3. I heard the learned Senior Counsel Mr. T. Krishnan Unni who appeared for the revision petitioner and also the learned Additional Advocate General Mr. Ranjith Thampan who appeared for the respondents.

4. Maintainability of the revision against the impugned order was challenged by the learned Additional Advocate General banking upon the proviso to Sub-section (1) of Section 115 of the Code of Civil Procedure contending that there was no final disposal of a suit or proceeding under the impugned order, but, only a direction for compliance of the statutory requirement of issuing a notice under Section 80 of the Code of Civil Procedure and for re-presentation of the plaint two months after issuing such notice. Reliance was placed on Shiv Shakthi Co-operative Housing Society v. Swaraj Developers 2003 (2) KLT 503 (SC) by the learned Additional Advocate General to contend that the impact of the proviso to Sub-section (1) of Section 115 of the Code makes it abundantly clear that the bar of entertaining a revision is based on the question whether the order in favour of the party applying for re vision would have given finality to suit or other proceeding.

5. To appreciate the objection raised by the learned Additional Advocate General challenging the maintainability of the revision against the impugned order reference to the above proviso is called for. Proviso to Sub-section (1) of Section 115 of the Code reads thus:

(Provided that the High Court shall not, under this Section, vary or reverse any order made, or any order deciding an issue, in the course of a suit or other proceeding, except where the order, if it had been made in favour of the party applying for revision, would have a finally disposed of the suit or other proceedings.)

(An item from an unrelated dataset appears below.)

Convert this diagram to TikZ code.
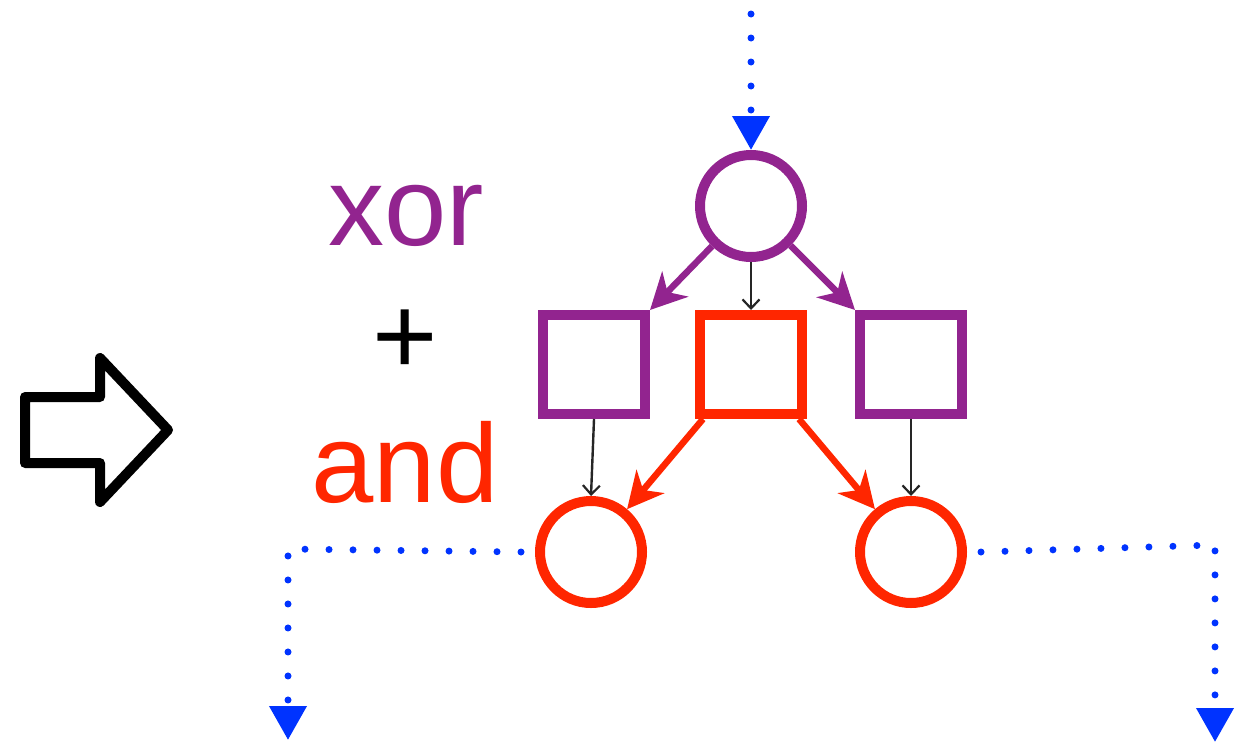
\documentclass[tikz,border=0pt]{standalone}
\usepackage{fontspec}
\setmainfont{Liberation Sans}
\usetikzlibrary{arrows.meta}
\definecolor{purp}{RGB}{146,36,143}
\definecolor{redc}{RGB}{255,38,0}
\definecolor{bluec}{RGB}{0,51,255}
\begin{document}
\begin{tikzpicture}[x=1pt,y=-1pt,
  place/.style={circle,draw,line width=10pt,minimum size=102pt,inner sep=0pt},
  trans/.style={rectangle,draw,line width=10pt,minimum width=102pt,minimum height=99pt,inner sep=0pt},
  thickarrow/.style={line width=6.5pt,-{Stealth[length=36pt,width=36pt,inset=11pt]}},
  thinarrow/.style={line width=2.4pt,draw=black!85,-{Straight Barb[length=9pt,width=17pt,line width=2.2pt]}},
  dotline/.style={draw=bluec,line width=7pt,line cap=round,dash pattern=on 0pt off 24pt,
     -{Triangle[length=34pt,width=36pt,fill=bluec]}},
  bigtext/.style={font=\fontsize{112}{130}\selectfont,inner sep=0pt,anchor=base}
]
\useasboundingbox (0,0) rectangle (1241,742);
% big hollow arrow
\draw[line width=10pt,line join=round] (25,397) -- (100,397) -- (100,358) -- (168,430)
  -- (100,502) -- (100,463) -- (25,463) -- cycle;
% labels
\node[bigtext,text=purp] (xor) at (406.5,245) {xor};
\node[bigtext] (plus) at (405.5,374) {+};
\node[bigtext,text=redc] (and) at (405,502) {and};
% places and transitions
\node[place,draw=purp] (tc) at (751,206) {};
\node[trans,draw=purp] (lb) at (594,364.5) {};
\node[trans,draw=redc] (mb) at (751,364.5) {};
\node[trans,draw=purp] (rb) at (911,364.5) {};
\node[place,draw=redc] (lc) at (591,552) {};
\node[place,draw=redc] (rc) at (911,552) {};
% coordinates for dotted connectors
\coordinate (topstart) at (751,14);
\coordinate (lcorner) at (288,549);
\coordinate (lend) at (288,740);
\coordinate (rcorner) at (1215,545);
\coordinate (rend) at (1215,742);
% connectors
\draw[thickarrow,draw=purp,fill=purp] (tc) -- (lb.north east);
\draw[thickarrow,draw=purp,fill=purp] (tc) -- (rb.north west);
\draw[thinarrow] (tc.south) -- (mb.north);
\draw[thinarrow] (lb.south) -- (lc.north);
\draw[thinarrow] (rb.south) -- (rc.north);
\draw[thickarrow,draw=redc,fill=redc] ([xshift=8pt]mb.south west) -- (lc);
\draw[thickarrow,draw=redc,fill=redc] ([xshift=-8pt]mb.south east) -- (rc);
\draw[dotline] (topstart) -- (tc.north);
\draw[dotline] ([xshift=-14pt]lc.west) -- (lcorner) -- (lend);
\draw[dotline] ([xshift=14pt]rc.east) -- (rcorner) -- (rend);
\end{tikzpicture}
\end{document}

That proviso has to be read subject to the supervisory revisional jurisdiction conferred on this Court to correct the jurisdictional infirmities in the orders of the subordinate courts in respect of any case which has been decided by any subordinate court and in which no appeal lies thereto. The order challenged in the revision to test its maintainability with reference to the proviso cannot be examined with reference to the question of the final disposal of the suit or other proceeding by such order without reference to the question to 'the case decided' under that order and whether any appeal lies therefrom.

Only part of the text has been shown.